------ EXERCISE MATERIAL ------

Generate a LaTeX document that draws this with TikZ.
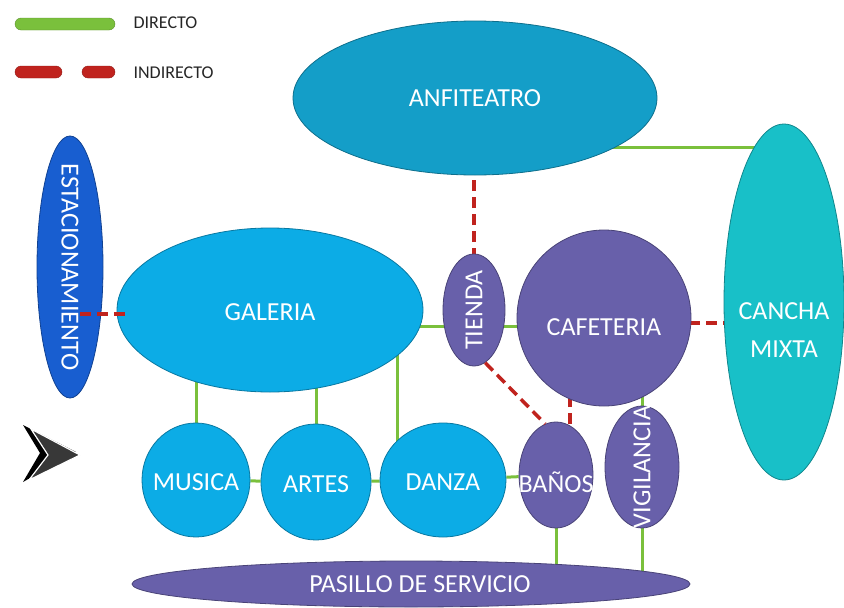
\documentclass[tikz,border=0pt]{standalone}
\usepackage{fontspec}
\setmainfont{Carlito}
\usepackage{tikz}
\usetikzlibrary{shapes.geometric,backgrounds}
\definecolor{anfiblue}{RGB}{20,158,200}
\definecolor{galblue}{RGB}{12,172,230}
\definecolor{estblue}{RGB}{24,94,208}
\definecolor{canchateal}{RGB}{24,192,200}
\definecolor{purp}{RGB}{104,96,170}
\definecolor{verde}{RGB}{122,192,60}
\definecolor{rojo}{RGB}{192,35,30}

\begin{document}
\begin{tikzpicture}[x=1pt, y=-1pt,
    every node/.style={font=\fontsize{26}{30}\selectfont},
    every label/.style={text=white},
    area/.style={ellipse, draw=#1!70!black, fill=#1, line width=0.8pt, inner sep=0pt},
    legbar/.style={draw=#1!75!black, fill=#1, rounded corners=6pt, minimum height=12pt, inner sep=0pt},
    legtext/.style={anchor=west, text=black!85, font=\fontsize{18}{20}\selectfont},
    directo/.style={verde, line width=3pt},
    indirecto/.style={rojo, line width=3.5pt, dash pattern=on 11pt off 6pt}]
  \useasboundingbox (0,0) rectangle (844,608);

  % legend
  \node[legbar=verde, minimum width=100pt] (legdir) at (65,24) {};
  \node[legbar=rojo, minimum width=47pt] (legind) at (38.5,72) {};
  \node[legbar=rojo, minimum width=33pt] (legindb) at (98.5,72) {};
  \node[legtext] (txtdir) at (130,23) {DIRECTO};
  \node[legtext] (txtind) at (130,73) {INDIRECTO};

  % arrow mark
  \fill[black] (23,425) -- (76,452) -- (23,482) -- (40,453) -- cycle;
  \filldraw[fill=black!78, draw=white, line width=1.2pt]
    (31,429) -- (80,455) -- (29,480) -- (48,455) -- cycle;

  % areas
  \node[area=anfiblue, minimum width=364pt, minimum height=154pt,
        label=center:ANFITEATRO] (anfi) at (475,98) {};
  \node[area=canchateal, minimum width=120pt, minimum height=356pt,
        label={[align=center, yshift=-28pt, font=\fontsize{26}{38}\selectfont]center:CANCHA\\MIXTA}]
        (cancha) at (784,302) {};
  \node[area=estblue, minimum width=66pt, minimum height=262pt,
        label={[rotate=-90]center:ESTACIONAMIENTO}] (estac) at (70,267) {};
  \node[area=galblue, minimum width=306pt, minimum height=164pt,
        label={[yshift=-2pt]center:GALERIA}] (galeria) at (270,310) {};
  \node[area=purp, minimum width=62pt, minimum height=112pt,
        label={[rotate=90]center:TIENDA}] (tienda) at (474,310) {};
  \node[area=purp, minimum width=174pt, minimum height=176pt,
        label={[yshift=-9pt]center:CAFETERIA}] (cafe) at (604,318) {};
  \node[area=galblue, minimum width=108pt, minimum height=114pt,
        label={[yshift=-2pt]center:MUSICA}] (musica) at (196,480) {};
  \node[area=galblue, minimum width=110pt, minimum height=116pt,
        label={[yshift=-2pt]center:ARTES}] (artes) at (316,482) {};
  \node[area=galblue, minimum width=126pt, minimum height=114pt,
        label={[yshift=-2pt]center:DANZA}] (danza) at (443,480) {};
  \node[area=purp, minimum width=74pt, minimum height=106pt,
        label={[yshift=-7pt]center:BAÑOS}] (banos) at (556,475) {};
  \node[area=purp, minimum width=74pt, minimum height=122pt,
        label={[rotate=90]center:VIGILANCIA}] (vigil) at (642,467) {};
  \node[area=purp, minimum width=558pt, minimum height=46pt,
        label={[xshift=9pt]center:PASILLO DE SERVICIO}] (pasillo) at (411,584) {};

  % direct links
  \begin{scope}[on background layer]
    \draw[directo] ([yshift=-49pt]anfi.center) -- ([yshift=-49pt]anfi.center -| cancha.center);
    \draw[directo] ([yshift=-16pt]galeria.center) -- ([yshift=-16pt]galeria.center -| tienda.center);
    \draw[directo] ([yshift=-8pt]cafe.center) -- ([yshift=-8pt]cafe.center -| tienda.center);
    \draw[directo] (musica.center) -- (musica.center |- galeria.center);
    \draw[directo] (artes.center) -- (artes.center |- galeria.center);
    \draw[directo] ([xshift=-46pt]danza.center) -- ([xshift=-46pt]danza.center |- galeria.center);
    \draw[directo] (musica) -- (artes);
    \draw[directo] (artes) -- (danza);
    \draw[directo] (danza) -- (banos);
    \draw[directo] (vigil.center) -- (vigil.center |- cafe.center);
    \draw[directo] (banos.center) -- (banos.center |- pasillo.center);
    \draw[directo] (vigil.center) -- (vigil.center |- pasillo.center);
    % indirect links
    \draw[indirecto] (tienda.center) -- (tienda.center |- anfi.center);
    \draw[indirecto] ([xshift=14pt]banos.center) -- ([xshift=14pt]banos.center |- cafe.center);
    \draw[indirecto] ([yshift=-5pt]cafe.center) -- ([yshift=-5pt]cafe.center -| cancha.center);
  \end{scope}
  \draw[indirecto] ([xshift=10pt, yshift=-47pt]estac.center)
    -- ([xshift=10pt, yshift=-47pt]estac.center -| galeria.west);
  \draw[indirecto] (tienda.-78) -- (banos.102);
\end{tikzpicture}
\end{document}
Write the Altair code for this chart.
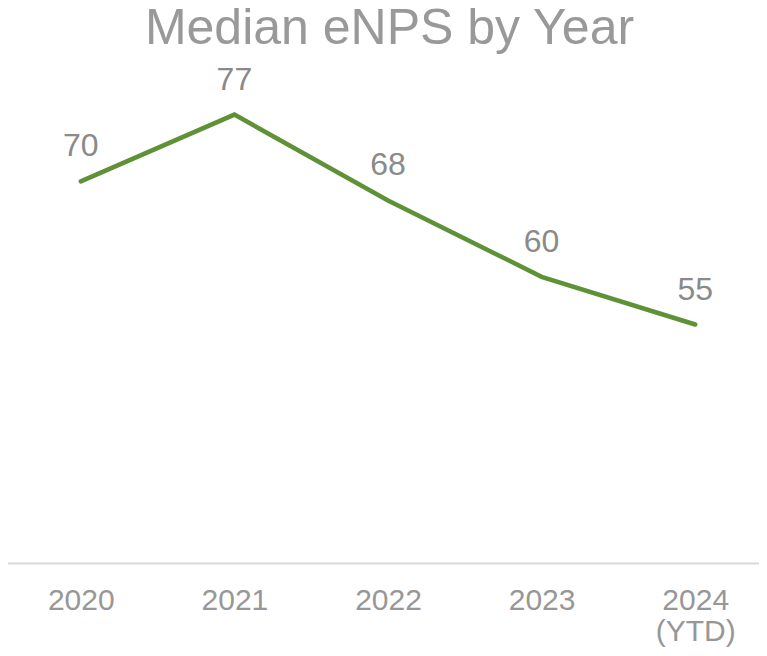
import altair as alt
import pandas as pd

years = ["2020", "2021", "2022", "2023", "2024|(YTD)"]
values = [70, 77, 68, 60, 55]

df = pd.DataFrame({"year": years, "enps": values})

FONT = "Liberation Sans"

x = alt.X(
    "year:N",
    sort=None,
    scale=alt.Scale(type="point", padding=0.5, range=[-4, 764]),
    axis=alt.Axis(
        title=None,
        labelAngle=0,
        labelFontSize=30,
        labelColor="#979797",
        labelFont=FONT,
        ticks=False,
        domainColor="#d9d9d9",
        domainWidth=2,
        labelPadding=22,
        labelExpr="split(datum.label, '|')",
        labelLineHeight=31,
        grid=False,
    ),
)
y = alt.Y("enps:Q", scale=alt.Scale(domain=[30, 80], nice=False, zero=False), axis=None)

base = alt.Chart(df)

line = base.mark_line(color="#5f9137", strokeWidth=4.5, strokeCap="round", strokeJoin="miter").encode(x=x, y=y)
labels = base.mark_text(
    dy=-25, fontSize=32, font=FONT, color="#8a8a8a", baseline="alphabetic", align="center"
).encode(x=x, y=y, text="enps:Q")

chart = (
    alt.layer(line, labels)
    .properties(
        width=751,
        height=477,
        autosize=alt.AutoSizeParams(type="none"),
        padding={"top": 78, "left": 0, "right": 0, "bottom": 90},
        title=alt.TitleParams(
            "Median eNPS by Year",
            fontSize=50,
            color="#999999",
            font=FONT,
            fontWeight="normal",
            anchor="middle",
            offset=10,
            dx=6,
        ),
    )
    .configure_view(stroke=None)
)

chart.save("out.html", embed_options={"renderer": "svg", "actions": False})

------

Set down the records above word for word, from the first line through the line containing "(31,429) -- (80,455)", both included; leave out the pictures.

REPLY TO THE EXERCISE
Generate a LaTeX document that draws this with TikZ.
\documentclass[tikz,border=0pt]{standalone}
\usepackage{fontspec}
\setmainfont{Carlito}
\usepackage{tikz}
\usetikzlibrary{shapes.geometric,backgrounds}
\definecolor{anfiblue}{RGB}{20,158,200}
\definecolor{galblue}{RGB}{12,172,230}
\definecolor{estblue}{RGB}{24,94,208}
\definecolor{canchateal}{RGB}{24,192,200}
\definecolor{purp}{RGB}{104,96,170}
\definecolor{verde}{RGB}{122,192,60}
\definecolor{rojo}{RGB}{192,35,30}

\begin{document}
\begin{tikzpicture}[x=1pt, y=-1pt,
    every node/.style={font=\fontsize{26}{30}\selectfont},
    every label/.style={text=white},
    area/.style={ellipse, draw=#1!70!black, fill=#1, line width=0.8pt, inner sep=0pt},
    legbar/.style={draw=#1!75!black, fill=#1, rounded corners=6pt, minimum height=12pt, inner sep=0pt},
    legtext/.style={anchor=west, text=black!85, font=\fontsize{18}{20}\selectfont},
    directo/.style={verde, line width=3pt},
    indirecto/.style={rojo, line width=3.5pt, dash pattern=on 11pt off 6pt}]
  \useasboundingbox (0,0) rectangle (844,608);

  % legend
  \node[legbar=verde, minimum width=100pt] (legdir) at (65,24) {};
  \node[legbar=rojo, minimum width=47pt] (legind) at (38.5,72) {};
  \node[legbar=rojo, minimum width=33pt] (legindb) at (98.5,72) {};
  \node[legtext] (txtdir) at (130,23) {DIRECTO};
  \node[legtext] (txtind) at (130,73) {INDIRECTO};

  % arrow mark
  \fill[black] (23,425) -- (76,452) -- (23,482) -- (40,453) -- cycle;
  \filldraw[fill=black!78, draw=white, line width=1.2pt]
    (31,429) -- (80,455) -- (29,480) -- (48,455) -- cycle;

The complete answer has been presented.